CFR 200.80 defines program income as gross income earned by the University that is directly generated by a federally sponsor-supported activity or earned as a direct result of a federal sponsored project during the period of performance.
Includes, but is not limited to:
- Fees earned from services performed under a project, such as laboratory tests
- Sale, rental, or usage fees, such as fees charged for the use of computing or laboratory equipment purchased with grant funds
- Funds generated from the sales of commodities and research materials, such as tissue cultures, cell lines and research animals
- Conference fees charged when a grant funds a conference
- Funds generated from the sale of items fabricated under the award
Unless otherwise specified in the awarding agency regulations or terms of the award, program income does not include:
- Interest earned on advances of federal funds
- Income earned from license fees and royalties for copyrighted material, patents, patent applications, trademarks and inventions produced under an award.
- Income earned after the end of the period of performance.
CFR 200.307 identifies the requirements related to program income. As summary:
- Non-federal entities are encouraged to earn income to defray program costs where appropriate.
- Costs related to the generation of program income may be deducted from gross income as long as the costs were not directly charged to the Federal award.
- Sale of property, equipment, or supplies are not considered program income, but requirements of 200.311, 200.313 and 200.314 apply.
- If the Federal awarding agency does not specify in its regulations or the terms and conditions of the Federal award, or give prior approval for how program income is to be used, then the Addition method is used. Methods include:
- Deduction: Program income is deducted from total allowable costs to determine net allowable costs. This will reduce the amount of the Federal award.
- Addition: Program income is added to the Federal award. This will increase the amount of the Federal award.

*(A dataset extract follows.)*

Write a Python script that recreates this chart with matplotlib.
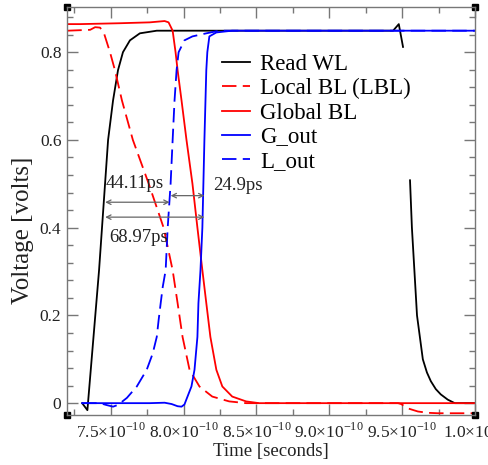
import matplotlib
matplotlib.use("Agg")
import matplotlib.pyplot as plt
import numpy as np
from matplotlib.ticker import FixedLocator, MultipleLocator, FixedFormatter

plt.rcParams['font.family'] = ['Liberation Serif', 'DejaVu Serif']
plt.rcParams['mathtext.fontset'] = 'custom'
plt.rcParams['mathtext.rm'] = 'Liberation Serif'

## data (time in units of 1e-10 s, voltage in volts)
read_wl_t = [7.304, 7.340, 7.420, 7.439, 7.482, 7.516, 7.550, 7.584, 7.632, 7.700, 7.816,
             9.438, 9.477, 9.506, np.nan,
             9.554, 9.567, 9.602, 9.642, 9.670, 9.697, 9.731, 9.765, 9.813, 9.861, 10.0]
read_wl_v = [0.0, -0.016, 0.303, 0.394, 0.60, 0.69, 0.759, 0.80, 0.827, 0.843, 0.849,
             0.849, 0.864, 0.812, np.nan,
             0.508, 0.40, 0.20, 0.10, 0.07, 0.05, 0.032, 0.02, 0.008, 0.0, 0.0]

lbl_t = [7.202, 7.359, 7.393, 7.427, 7.454, 7.495, 7.529, 7.577, 7.652, 7.761, 7.863,
         7.925, 7.959, 7.993, 8.041, 8.109, 8.197, 8.313, 8.429,
         9.472, 9.493, 9.540, 9.608, 9.676, 9.745, 10.0]
lbl_v = [0.849, 0.851, 0.857, 0.856, 0.843, 0.80, 0.759, 0.69, 0.60, 0.50, 0.40,
         0.303, 0.228, 0.151, 0.076, 0.038, 0.015, 0.004, 0.0,
         0.0, -0.002, -0.012, -0.019, -0.022, -0.023, -0.023]

gbl_t = [7.202, 7.291, 7.563, 7.768, 7.870, 7.897, 7.925, 7.945, 7.959, 7.986, 8.020,
         8.061, 8.095, 8.129, 8.156, 8.184, 8.225, 8.266, 8.334, 8.429, 8.518, 10.0]
gbl_v = [0.864, 0.864, 0.866, 0.868, 0.871, 0.868, 0.849, 0.80, 0.759, 0.69, 0.60,
         0.50, 0.40, 0.303, 0.228, 0.151, 0.076, 0.038, 0.015, 0.004, 0.0, 0.0]

g_out_t = [7.304, 7.768, 7.870, 7.918, 7.959, 7.986, 8.006, 8.027, 8.054, 8.075, 8.095,
           8.102, 8.116, 8.129, 8.136, 8.143, 8.156, 8.163, 8.177, 8.225, 8.334, 10.0]
g_out_v = [0.0, 0.0, 0.001, -0.002, -0.007, -0.008, -0.003, 0.015, 0.038, 0.076, 0.151,
           0.228, 0.303, 0.40, 0.50, 0.60, 0.759, 0.80, 0.836, 0.845, 0.849, 0.849]

l_out_t = [7.304, 7.427, 7.468, 7.516, 7.550, 7.611, 7.679, 7.747, 7.788, 7.816, 7.829,
           7.843, 7.857, 7.877, 7.891, 7.911, 7.925, 7.938, 7.952, 7.966, 8.006, 8.061,
           8.156, 8.245, 10.0]
l_out_v = [0.0, 0.0, -0.004, -0.008, -0.004, 0.012, 0.038, 0.076, 0.113, 0.151, 0.19,
           0.228, 0.265, 0.303, 0.40, 0.50, 0.60, 0.69, 0.759, 0.80, 0.827, 0.836,
           0.843, 0.849, 0.849]

# delay annotations: (start, end, y, label, label_x, label_y)
delays = [
    (7.462, 7.904, 0.458, "44.11ps", 7.462, 0.500),
    (7.911, 8.143, 0.473, "24.9ps", 8.20, 0.497),
    (7.462, 8.143, 0.424, "68.97ps", 7.49, 0.378),
]

x_ticks = [7.5, 8.0, 8.5, 9.0, 9.5, 10.0]
x_labels = ["7.5×10$^{-10}$", "8.0×10$^{-10}$", "8.5×10$^{-10}$",
            "9.0×10$^{-10}$", "9.5×10$^{-10}$", "1.0×10$^{-9}$"]
y_ticks = [0, 0.2, 0.4, 0.6, 0.8]
y_labels = ["0", "0.2", "0.4", "0.6", "0.8"]

##
fig = plt.figure(figsize=(4.89, 4.65), dpi=100)
ax = fig.add_axes([67 / 489, 50 / 465, 408 / 489, 408 / 465])

s = 1e-10
lw = 1.3
ax.plot(np.array(read_wl_t) * s, read_wl_v, color='black', lw=lw, label='Read WL')
ax.plot(np.array(lbl_t) * s, lbl_v, color='#ff0000', lw=lw, dashes=(8, 3.5), label='Local BL (LBL)')
ax.plot(np.array(gbl_t) * s, gbl_v, color='#ff0000', lw=lw, label='Global BL')
ax.plot(np.array(g_out_t) * s, g_out_v, color='#0000ff', lw=lw, label='G_out')
ax.plot(np.array(l_out_t) * s, l_out_v, color='#0000ff', lw=lw, dashes=(8, 3.5), label='L_out')

for t0, t1, y, txt, tx, ty in delays:
    ax.annotate("", xy=(t1 * s, y), xytext=(t0 * s, y),
                arrowprops=dict(arrowstyle='<->', color='#666666', lw=0.9,
                                shrinkA=0, shrinkB=0, mutation_scale=8))
    ax.text(tx * s, ty, txt, fontsize=13.5, color='#222222', va='center', ha='left')

ax.set_xlim(7.2e-10, 1.0e-9)
ax.set_ylim(-0.027, 0.903)

ax.xaxis.set_major_locator(FixedLocator([v * s for v in x_ticks]))
ax.xaxis.set_major_formatter(FixedFormatter(x_labels))
ax.xaxis.set_minor_locator(MultipleLocator(0.25e-10))
ax.yaxis.set_major_locator(FixedLocator(y_ticks))
ax.yaxis.set_major_formatter(FixedFormatter(y_labels))
ax.yaxis.set_minor_locator(MultipleLocator(0.04))

frame_c = '#777777'
for sp in ax.spines.values():
    sp.set_color(frame_c)
    sp.set_linewidth(1.0)
ax.tick_params(which='both', direction='in', top=True, right=True, color=frame_c,
               labelcolor='#222222')
ax.tick_params(which='major', length=8, width=1.0)
ax.tick_params(which='minor', length=4.5, width=1.0)
ax.tick_params(axis='x', pad=5, labelsize=12.5)
ax.tick_params(axis='y', pad=4, labelsize=12.5)

ax.set_xlabel("Time [seconds]", fontsize=13.5, color='#222222', labelpad=1)
ax.set_ylabel("Voltage [volts]", fontsize=18, color='#222222')
ax.yaxis.set_label_coords(-0.082, 0.453)

# corner markers
for cx in (0, 1):
    for cy in (0, 1):
        ax.plot(cx, cy, 's', color='black', ms=4, transform=ax.transAxes, clip_on=False)

ax.legend(loc='upper left', bbox_to_anchor=(0.381, 0.884), frameon=False, fontsize=16.5,
          handlelength=1.2, handletextpad=0.45, labelspacing=0.13, borderpad=0,
          borderaxespad=0)

fig.savefig("out.png", dpi=100)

- Cost Sharing or Matching: Program income is used to meet cost sharing or matching requirements. The amount of the Federal award remains the same.
CFR 200.305(b)(5) requires that the University disburse funds available from program income before requesting additional cash payments from the sponsor.
Policy & Procedure:
Each department is responsible for ensuring that any program income related to a Federally funded sponsored project in their unit is identified and tracked according to the Federal requirements (identified above) and this policy. University recharge/service center policy also applies.
The PI and/or their delegate will notify Grant Accounting as soon as an activity that will result in program income is identified. Program income revenues along with any costs associated with generating the program income will be tracked in a unique General Ledger account (WhoKey). New program income accounts are requested using the Request for General Ledger Chartfields & WhoKeys (CF/WK) application which is available to all GLDSS online users in Self Service – Administration – System. Any program income balance (revenue less expense) must be used, depending on the applicable method, as follows:
- Deductive: the amount of the sponsored project is reduced by the program income amount. Expenditures, equal to the program income balance, that would have been charged to the sponsored project are charged to the program income account instead.
- Additive: the amount of the sponsored project remains unchanged. The program income balance is used to fund expenditures that would be otherwise allowable on the sponsored project, but are in addition to the expenditures funded by the sponsored project.
- Cost Sharing: the amount of the sponsored project remains unchanged. The program income balance is used to fund expenditures that are used to meet the cost share commitment of a sponsored project. See University Cost Share policy.
Regardless of the method, program income funds should be used before sponsored project funds. To accomplish this, expenditures should be charged against the program income account balance before charging the sponsored project account.
If any funds are remaining in the program income account after the project has terminated, the remaining funds will be returned to the sponsor.
On an annual basis, Grant Accounting will submit a Program Income Reporting Worksheet to NSF in order to report program income earned and expended for any NSF grants.
For most other Federal agencies, Grant Accounting will report program income on the interim and final FFR reports submitted as required.